VOCAL provides a range of Forward Error Correction algorithms optimized for different platforms to meet speed and memory requirements for your application. Our software may be licensed as a standalone algorithm or library with custom solutions available. Contact us to discuss your application requirements.
Turbo Codes
VOCAL’s Turbo Codes (TC) Forward Error Correcting (FEC) algorithms are available in several forms, including pure software and varying levels of hardware complexity utilizing UDI instructions. The Turbo Codes algorithms can be used on squared and non-squared QAM constellations and include both Full-Turbo coding and Multi-level Turbo Coding. The process of encoding is simpler than decoding; for this reason, this technique is very suitable for asymmetrical coding (where different coding is used in each direcction of the communication system).
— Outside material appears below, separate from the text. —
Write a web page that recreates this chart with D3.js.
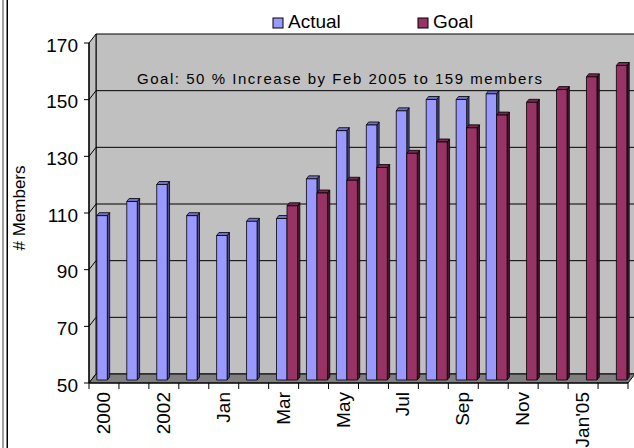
<!DOCTYPE html>
<meta charset="utf-8">
<title>Members: actual vs goal</title>
<style>
  body {
    margin: 0;
    padding: 0;
    background-color: #fff;
    overflow: hidden;
  }

  svg text {
    font-family: "Liberation Sans", Arial, sans-serif;
    fill: #000;
  }

  .wall {
    fill: #c0c0c0;
    stroke: #000;
    stroke-width: 1;
  }

  .floor {
    fill: #808080;
    stroke: #000;
    stroke-width: 1;
  }

  .grid line {
    stroke: #000;
    stroke-width: 1;
  }

  .bar path {
    stroke: #000;
    stroke-width: 0.8;
    stroke-linejoin: round;
  }
</style>

<body>
  <script src="https://cdn.jsdelivr.net/npm/d3@7"></script>
  <script>
    const categories = ["2000", "2001", "2002", "2003", "Jan", "Feb", "Mar", "Apr", "May", "Jun",
      "Jul", "Aug", "Sep", "Oct", "Nov", "Dec", "Jan'05", "Feb"];
    // Excel only prints every second category label
    const shownLabels = ["2000", "2002", "Jan", "Mar", "May", "Jul", "Sep", "Nov", "Jan'05"];
    const actual = [108, 113, 119, 108, 101, 106, 107, 121, 138, 140, 145, 149, 149, 151,
      null, null, null, null];
    const goal = [null, null, null, null, null, null, 111.5, 116, 120.5, 125, 130, 134, 139,
      143.5, 148, 152.5, 157, 161];
    const yTicks = [50, 70, 90, 110, 130, 150, 170];
    const seriesNames = ["Actual", "Goal"];
    const note = "Goal: 50 % Increase by Feb 2005 to 159 members";

    var width = 634,
      height = 448;

    // 3d depth of the plot box (back wall is shifted by this much)
    var depth = [7, -9];
    var f1 = 1 / 3, f2 = 2 / 3;

    var colors = {
      Actual: { front: "#9999ff", top: "#7070c8", side: "#4d4d8a" },
      Goal: { front: "#993366", top: "#7a2850", side: "#4a1530" }
    };

    // "Feb" shows up twice, so the band scale is keyed by index
    var x = d3.scaleBand().domain(d3.range(categories.length)).range([89, 628]);
    var inner = d3.scaleBand().domain(seriesNames).range([5.5, 26.5]);
    var y = d3.scaleLinear().domain([50, 170]).range([383, 43]);

    var pt = (px, v, f) => [px + depth[0] * f, y(v) + depth[1] * f];
    var poly = pts => "M" + pts.map(p => p.join(",")).join("L") + "Z";

    var svg = d3.select("body").append("svg")
      .attr("width", width)
      .attr("height", height);

    // outer frame edge on the left
    svg.append("rect").attr("x", 2).attr("y", 0).attr("width", 2).attr("height", height).attr("fill", "#a0a0a0");
    svg.append("rect").attr("x", 6.5).attr("y", 0).attr("width", 1.5).attr("height", height).attr("fill", "#000");

    var x0 = x.range()[0], x1 = x.range()[1];

    // back wall, side wall, floor
    svg.append("path").attr("class", "wall")
      .attr("d", poly([pt(x0, 170, 1), pt(x1 + 20, 170, 1), pt(x1 + 20, 50, 1), pt(x0, 50, 1)]));
    svg.append("path").attr("class", "wall")
      .attr("d", poly([pt(x0, 170, 0), pt(x0, 170, 1), pt(x0, 50, 1), pt(x0, 50, 0)]));

    var grid = svg.append("g").attr("class", "grid");
    yTicks.filter(v => v > 50 && v < 170).forEach(v => {
      var a = pt(x0, v, 0), b = pt(x0, v, 1), c = pt(x1 + 20, v, 1);
      grid.append("line").attr("x1", a[0]).attr("y1", a[1]).attr("x2", b[0]).attr("y2", b[1]);
      grid.append("line").attr("x1", b[0]).attr("y1", b[1]).attr("x2", c[0]).attr("y2", c[1]);
    });

    svg.append("path").attr("class", "floor")
      .attr("d", poly([pt(x0, 50, 0), pt(x1, 50, 0), pt(x1, 50, 1), pt(x1 + 20, 50, 1), pt(x0, 50, 1)]));

    // y axis
    var yAxis = svg.append("g");
    yAxis.append("line").attr("x1", x0).attr("x2", x0).attr("y1", y(170)).attr("y2", y(50))
      .attr("stroke", "#000").attr("stroke-width", 1.2);
    yAxis.selectAll(".tick").data(yTicks).enter().append("line")
      .attr("x1", x0 - 5).attr("x2", x0).attr("y1", d => y(d)).attr("y2", d => y(d))
      .attr("stroke", "#000");
    yAxis.selectAll(".tl").data(yTicks).enter().append("text")
      .attr("x", 78).attr("y", d => y(d) + 8.5)
      .attr("text-anchor", "end")
      .style("font-size", "19px")
      .text(d => d);

    // x axis
    var xAxis = svg.append("g");
    xAxis.append("line").attr("x1", x0).attr("x2", x1).attr("y1", y(50)).attr("y2", y(50))
      .attr("stroke", "#000").attr("stroke-width", 1.2);
    xAxis.selectAll(".tick").data(d3.range(categories.length + 1)).enter().append("line")
      .attr("x1", i => x0 + i * x.step()).attr("x2", i => x0 + i * x.step())
      .attr("y1", y(50)).attr("y2", y(50) + 6)
      .attr("stroke", "#000");
    xAxis.selectAll(".xl").data(d3.range(0, categories.length, 2)).enter().append("text")
      .attr("transform", i => `translate(${x(i) + x.bandwidth() / 2 + 6},392) rotate(-90)`)
      .attr("text-anchor", "end")
      .style("font-size", "19px")
      .text((i, j) => shownLabels[j]);

    // bars
    var bars = svg.append("g");
    categories.forEach((c, i) => {
      [["Actual", actual[i]], ["Goal", goal[i]]].forEach(([s, v]) => {
        if (v == null) return;
        var l = x(i) + inner(s), r = l + inner.bandwidth();
        var g = bars.append("g").attr("class", "bar");
        g.append("path").attr("fill", colors[s].side)
          .attr("d", poly([pt(r, v, f1), pt(r, 50, f1), pt(r, 50, f2), pt(r, v, f2)]));
        g.append("path").attr("fill", colors[s].top)
          .attr("d", poly([pt(l, v, f1), pt(r, v, f1), pt(r, v, f2), pt(l, v, f2)]));
        g.append("path").attr("fill", colors[s].front)
          .attr("d", poly([pt(l, v, f1), pt(r, v, f1), pt(r, 50, f1), pt(l, 50, f1)]));
      });
    });

    // note on the chart
    svg.append("text")
      .attr("x", 137).attr("y", 84)
      .attr("textLength", 405).attr("lengthAdjust", "spacing")
      .style("font-size", "15px")
      .text(note);

    // y title
    svg.append("text")
      .attr("transform", "translate(25,208) rotate(-90)")
      .attr("text-anchor", "middle")
      .style("font-size", "17px")
      .text("# Members");

    // legend
    var legendX = [273, 418];
    var legend = svg.append("g");
    seriesNames.forEach((s, i) => {
      legend.append("rect")
        .attr("x", legendX[i]).attr("y", 18).attr("width", 10).attr("height", 10)
        .attr("fill", colors[s].front).attr("stroke", "#000");
      legend.append("text")
        .attr("x", legendX[i] + 15).attr("y", 28)
        .style("font-size", "19px")
        .text(s);
    });
  </script>
</body>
Low-Density-Parity-Check Codes
VOCAL’s Low-Density-Parity-Check Codes (LDPC) Forward Error Correcting (FEC) algorithms are available in several forms, including pure software and varying levels of hardware complexity utilizing UDI instructions. Low-Density-Parity-Check Codes algorithms can be used on squared and non- squared QAM constellations and include both Full-Low-Density-Parity-Check Codes and Multi-level Low- Density-Parity-Check Codes. In this case, the process of decoding is simpler than encoding; therefore, this technique is also very suitable for asymmetrical coding.
BCH code
VOCAL’s BCH error correction algorithms are available in several forms. Pure software solutions are available in several different forms for both the encoder and decoder. Different versions allow speed versus memory tradeoffs to be made, permitting efficient and easy expansion of the code for assembly language optimization.
Reed Solomon (RS) coding
VOCAL Reed Solomon (RS) FEC algorithms are available in several formats, including pure software and varying levels of hardware complexity utilizing UDI instructions. The Reed Solomon algorithms rely on special properties of Galois Field (GF) operations. UDI instructions are recommended to support the efficient implementation of Galois Field operations. Where special assistive hardware is not available (as is the case on most general purpose processors), the algorithms are typically implemented via table look-ups or are performed in the log domain. Optimization for specific architectures is available for varying levels of cache usage and processing power. Pure software solutions are available in several different forms for both the encoder and decoder. Different versions allow speed versus memory tradeoffs to be made, permitting efficient and easy expansion of the code for assembly language optimization.